The purpose of this is that a player can ignore things it doesn't recognise, which allows for the format to be extended with new capabilities without breaking compatibility with existing software. This is how the Broadcast Wave file format works; BWFF files are still legal wave files, they just include a new area containing timecode and other information. The four-character code for the new area (“bext” in the case of a broadcast wave) won't be understood by conventional wave file players, but they can still read the length of the unknown chunk, accurately skip over it, and still at least play the audio.
This presents a problem, though. If we're recording a file live, we don't know how long the file is going to be until we stop recording. To handle this, a recorder usually has to write the video data without its length information, which may mean it's set to zero, then go back and modify that data once the recording is finished and the length is known. The problem should now be obvious: if we never get around to finishing the recording properly then the actual video data will be there but the length information will be wrong, often zero, so it can't be played.
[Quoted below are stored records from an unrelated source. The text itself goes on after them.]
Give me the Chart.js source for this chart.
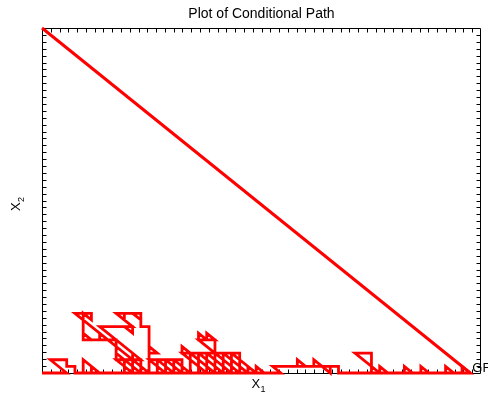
<!DOCTYPE html>
<html>
<head>
<meta charset="utf-8">
<script src="https://cdn.jsdelivr.net/npm/chart.js@4"></script>
<style>
  html, body { margin: 0; padding: 0; background: #fff; }
</style>
</head>
<body>
<canvas id="chart" width="488" height="402"></canvas>
<script>
// axis ranges (lattice units) and tick count
const xMax = 53.3;
const yMax = 52;
const tickCount = 50;

// straight line from the start corner to the end point
const diagX = [0, 52];
const diagY = [52, 0];

// conditional lattice path, vertices in order
const walkPoints = [
  [0,0],[3,0],[1,2],[3,2],[3,1],[4,1],[4,0],[7,0],[5,2],[5,0],[7,0],[6,1],[6,0],
  [11,0],[9,2],[10,2],[10,0],[12,0],[10,2],[11,2],[11,0],[13,0],[11,2],[12,2],[12,0],[13,0],
  [4,9],[6,9],[6,8],[5,9],[5,5],[6,5],[5,6],[5,5],[8,5],[7,6],[7,5],[9,5],
  [9,2],[10,2],[9,3],[9,2],[12,2],[11,3],[11,2],[12,2],
  [7,7],[11,7],[11,6],[10,7],[11,7],[9,9],[10,9],[10,8],[9,9],[12,9],[12,8],[11,9],[12,9],
  [12,7],[13,7],[13,3],[14,3],[13,4],[13,3],[13,0],
  [15,0],[13,2],[14,2],[14,0],[16,0],[14,2],[15,2],[15,0],[17,0],[15,2],[16,2],[16,0],[18,0],[16,2],[17,2],[17,0],
  [20,0],[17,3],[18,3],[17,4],[17,3],[18,3],[18,0],
  [21,0],[18,3],[19,3],[19,0],
  [22,0],[19,3],[20,3],[20,0],
  [23,0],[20,3],[21,3],[19,5],[20,5],[19,6],[19,5],[21,5],[20,6],[20,5],[21,5],[21,0],
  [24,0],[21,3],[22,3],[22,0],
  [25,0],[22,3],[23,3],[23,0],
  [26,0],[23,3],[24,3],[24,0],[25,0],[24,1],[24,0],[26,0],[25,1],[25,0],[27,0],[26,1],[26,0],[29,0],[28,1],
  [32,1],[31,2],[31,1],[34,1],[33,2],[33,1],[35,1],[35,0],[34,1],[36,1],[36,0],
  [41,0],[38,3],[40,3],[40,0],[42,0],[41,1],[41,0],
  [45,0],[44,1],[44,0],[47,0],[46,1],[46,0],[50,0],[49,1],[49,0],[52,0],[51,1],[51,0],[52,0]
];

const titleText = "Plot of Conditional Path";
const endLabel = "GF";

const FONT = '"Liberation Sans", Arial, sans-serif';

const framePlugin = {
  id: "frame",
  beforeDatasetsDraw(chart) {
    const { ctx, chartArea: a, scales } = chart;
    const xs = scales.x, ys = scales.y;
    const L = Math.round(a.left) + 0.5, R = Math.round(a.right) - 0.5;
    const T = Math.round(a.top) + 0.5, B = Math.round(a.bottom) + 0.5;
    ctx.save();
    ctx.strokeStyle = "#000";
    ctx.lineWidth = 1;
    ctx.beginPath();
    ctx.rect(L, T, R - L, B - T);
    const tl = 4;
    for (let i = 1; i < tickCount; i++) {
      const px = Math.round(xs.getPixelForValue(i * xMax / tickCount)) + 0.5;
      ctx.moveTo(px, B); ctx.lineTo(px, B - tl);
      ctx.moveTo(px, T); ctx.lineTo(px, T + tl);
      const py = Math.round(ys.getPixelForValue(yMax - i * yMax / tickCount)) + 0.5;
      ctx.moveTo(L, py); ctx.lineTo(L + tl, py);
      ctx.moveTo(R, py); ctx.lineTo(R - tl, py);
    }
    ctx.stroke();
    ctx.restore();
  },
  afterDraw(chart) {
    const { ctx, chartArea: a, scales } = chart;
    const cx = (a.left + a.right) / 2;
    ctx.save();
    ctx.fillStyle = "#000";
    ctx.textBaseline = "alphabetic";
    // title
    ctx.font = "14px " + FONT;
    ctx.textAlign = "center";
    ctx.fillText(titleText, cx, 18);
    // x label X1
    ctx.textAlign = "left";
    ctx.font = "13px " + FONT;
    ctx.fillText("X", cx - 10, 388);
    ctx.font = "9px " + FONT;
    ctx.fillText("1", cx - 1, 392);
    // y label X2
    ctx.save();
    ctx.translate(20, 211);
    ctx.rotate(-Math.PI / 2);
    ctx.font = "13px " + FONT;
    ctx.fillText("X", 0, 0);
    ctx.font = "9px " + FONT;
    ctx.fillText("2", 9, 4);
    ctx.restore();
    // end label
    const last = walkPoints[walkPoints.length - 1];
    ctx.font = "13px " + FONT;
    ctx.fillText(endLabel, scales.x.getPixelForValue(last[0]) + 2, scales.y.getPixelForValue(last[1]) - 1);
    ctx.restore();
  }
};

new Chart(document.getElementById("chart").getContext("2d"), {
  type: "scatter",
  data: {
    datasets: [
      {
        data: diagX.map((v, i) => ({ x: v, y: diagY[i] })),
        borderColor: "#ff0000",
        borderWidth: 3,
        showLine: true,
        pointRadius: 0,
        clip: false
      },
      {
        data: walkPoints.map(p => ({ x: p[0], y: p[1] })),
        borderColor: "#ff0000",
        borderWidth: 2.8,
        showLine: true,
        pointRadius: 0,
        clip: false
      }
    ]
  },
  options: {
    responsive: false,
    animation: false,
    layout: { padding: { left: 42, right: 7, top: 28, bottom: 29 } },
    plugins: {
      legend: { display: false },
      tooltip: { enabled: false },
      title: { display: false }
    },
    scales: {
      x: { type: "linear", min: 0, max: xMax, display: false },
      y: { type: "linear", min: 0, max: yMax, display: false }
    }
  },
  plugins: [framePlugin]
});
</script>
</body>
</html>
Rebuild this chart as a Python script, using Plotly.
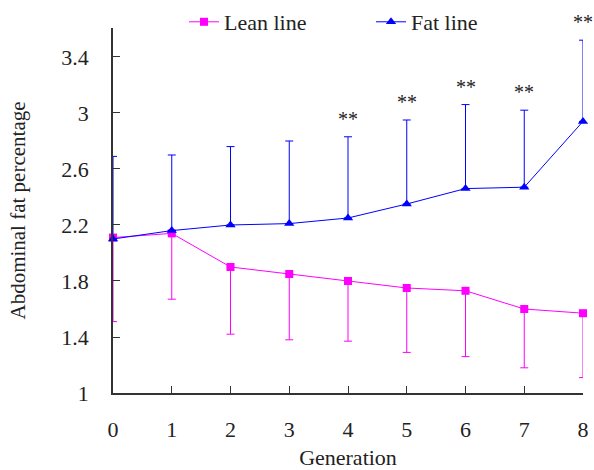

This suggests we should be able to fix the file by setting the length field to something other than zero, right? Well, no. In a Quicktime file, the atom which contains the actual video data is called “mdat.” So we can skip through the file, as we do when we move the slider around during playback, there's an atom which contains an index to the points in the file where each frame is recorded. Traditionally, that index was placed near the start of the file, but if we are recording a live take we don't know how long the index will be. We can store up information about all the frame positions and write the index at the end, but if the recording is interrupted this won't happen and the file will be unreadable. There are sundry other, similar problems.
It's actually much easier to fix unfinished (call it “truncated”) AVI files, because AVI files store each frame in its own data area. AVI files also have an index with a list of frame positions, and we can work out where they are by reading the AVI structure, the four-character codes and the chunk lengths, and building an index. It's a comparatively minor task in software engineering and lots of tools exist. Quicktime is a bit more difficult, because it (generally) stores all of the actual video data in a single atom. There are reasons for this, but it complicates recovery.
To fix a truncated Quicktime movie, we have to search through all the frame data and figure out where the individual frames are. This requires more than just knowledge about the file format. It also requires information about how the codec (such as ProRes, DNxHD, etc) compresses frames, so we need additional information about what the file is supposed to contain. This is why Quicktime recovery tools sometimes ask for an example good file, recorded by the same recorder using the same settings. Figuring out the frame boundaries in the codec data is not necessarily an exact science, since compressed data tends to look like an alphabetti spaghetti of meaningless numbers, but it can often be done.
Ultimately, this is one reason the industry hung on to recording DPX file sequences for so long. It's always possible for a power failure to corrupt a whole disk full of data, but it's unlikely, and with a frame sequence the maximum we'll lose is one frame. So, is there anything manufacturers could do to improve this situation? Well, we could make it easier to fix by recording a second file simultaneously with the index information. A recorder could delete these files once the recording was complete. However, if it were to find these files on startup, it'd be an indication that the associated Quicktime file was truncated, and the recorder itself could take measures to (quickly) rebuild the file. This sort of thing has been done, but it isn't as universal as it could be.
(Technical note for serious nerds: there are probably ways of doing this by embedding new private atoms in the Quicktime file itself, but this might lead to a file with multiple “mdat” atoms, which can itself cause problems with less-than-ideal players.)